> _Dataset section_
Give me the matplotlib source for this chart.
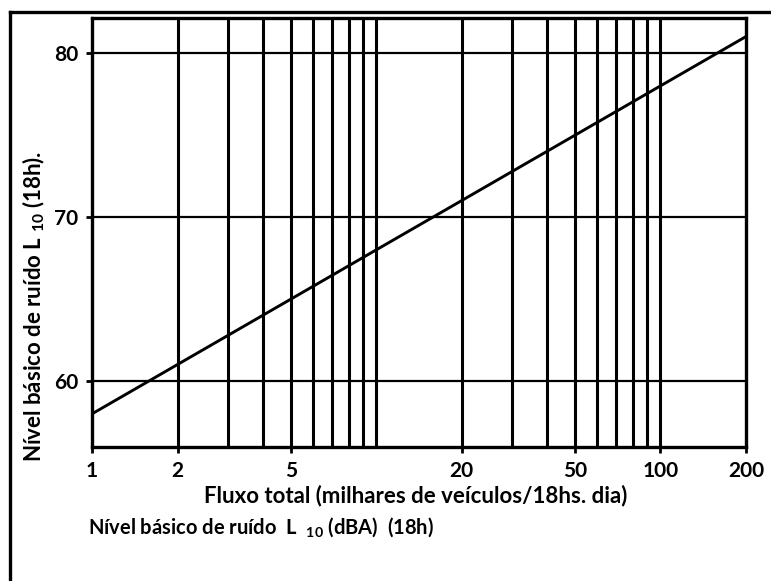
import numpy as np
import matplotlib
matplotlib.use("Agg")
import matplotlib.pyplot as plt
from matplotlib.lines import Line2D

# fluxo total (milhares de veículos / 18h) e nível básico L10 (dBA)
fluxo = [1, 200]
nivel = [58, 81]

x_ticks = [1, 2, 5, 20, 50, 100, 200]
y_ticks = [60, 70, 80]
v_lines = [2, 3, 4, 5, 6, 7, 8, 9, 10, 20, 30, 40, 50, 60, 70, 80, 90, 100]

plt.rcParams["font.family"] = ["Lato", "DejaVu Sans"]
plt.rcParams["font.weight"] = "bold"
plt.rcParams["mathtext.default"] = "regular"

W, H = 771, 581
fig = plt.figure(figsize=(W / 100, H / 100), dpi=100)
ax = fig.add_axes([92 / W, 1 - 447 / H, 654 / W, 429 / H])

ax.set_xscale("log")
ax.set_xlim(1, 200)
ax.set_ylim(55.98, 82.13)

for v in v_lines:
    ax.axvline(v, color="black", lw=2.2, zorder=1)
for y in y_ticks:
    ax.axhline(y, color="black", lw=1.6, zorder=1)

ax.plot(fluxo, nivel, color="black", lw=2.1, zorder=2)

ax.set_xticks(x_ticks)
ax.set_xticklabels([str(t) for t in x_ticks])
ax.xaxis.set_minor_locator(matplotlib.ticker.NullLocator())
ax.set_yticks(y_ticks)
ax.set_yticklabels([str(t) for t in y_ticks])
ax.tick_params(axis="both", length=4, width=2, labelsize=15, pad=6)
for lab in ax.get_xticklabels() + ax.get_yticklabels():
    lab.set_fontweight("bold")

for s in ax.spines.values():
    s.set_linewidth(2.4)

# rótulos dos eixos (posição)
fig.text(416 / W, 1 - 496 / H, "Fluxo total (milhares de veículos/18hs. dia)",
         fontsize=16, fontweight="bold", ha="center", va="center")
fig.text(34 / W, 1 - 306 / H, "Nível básico de ruído L $_{10}$ (18h).",
         fontsize=16, fontweight="bold", ha="center", va="center", rotation=90)
fig.text(88 / W, 1 - 527 / H, "Nível básico de ruído  L  $_{10}$ (dBA)  (18h)",
         fontsize=14.5, fontweight="bold", ha="left", va="center")

# moldura externa (só topo e esquerda visíveis)
fig.add_artist(Line2D([10 / W, 10 / W], [0, 1 - 12 / H], color="black",
                      lw=2.4, transform=fig.transFigure))
fig.add_artist(Line2D([10 / W, 1], [1 - 12 / H, 1 - 12 / H], color="black",
                      lw=2.4, transform=fig.transFigure))

fig.savefig("out.png", dpi=100)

> _What the task asks_
Write out exactly the opening lines of the data, stopping after the line that holds "from matplotlib.lines import Line2D". Exclude pictures.

> _Final result_
Give me the matplotlib source for this chart.
import numpy as np
import matplotlib
matplotlib.use("Agg")
import matplotlib.pyplot as plt
from matplotlib.lines import Line2D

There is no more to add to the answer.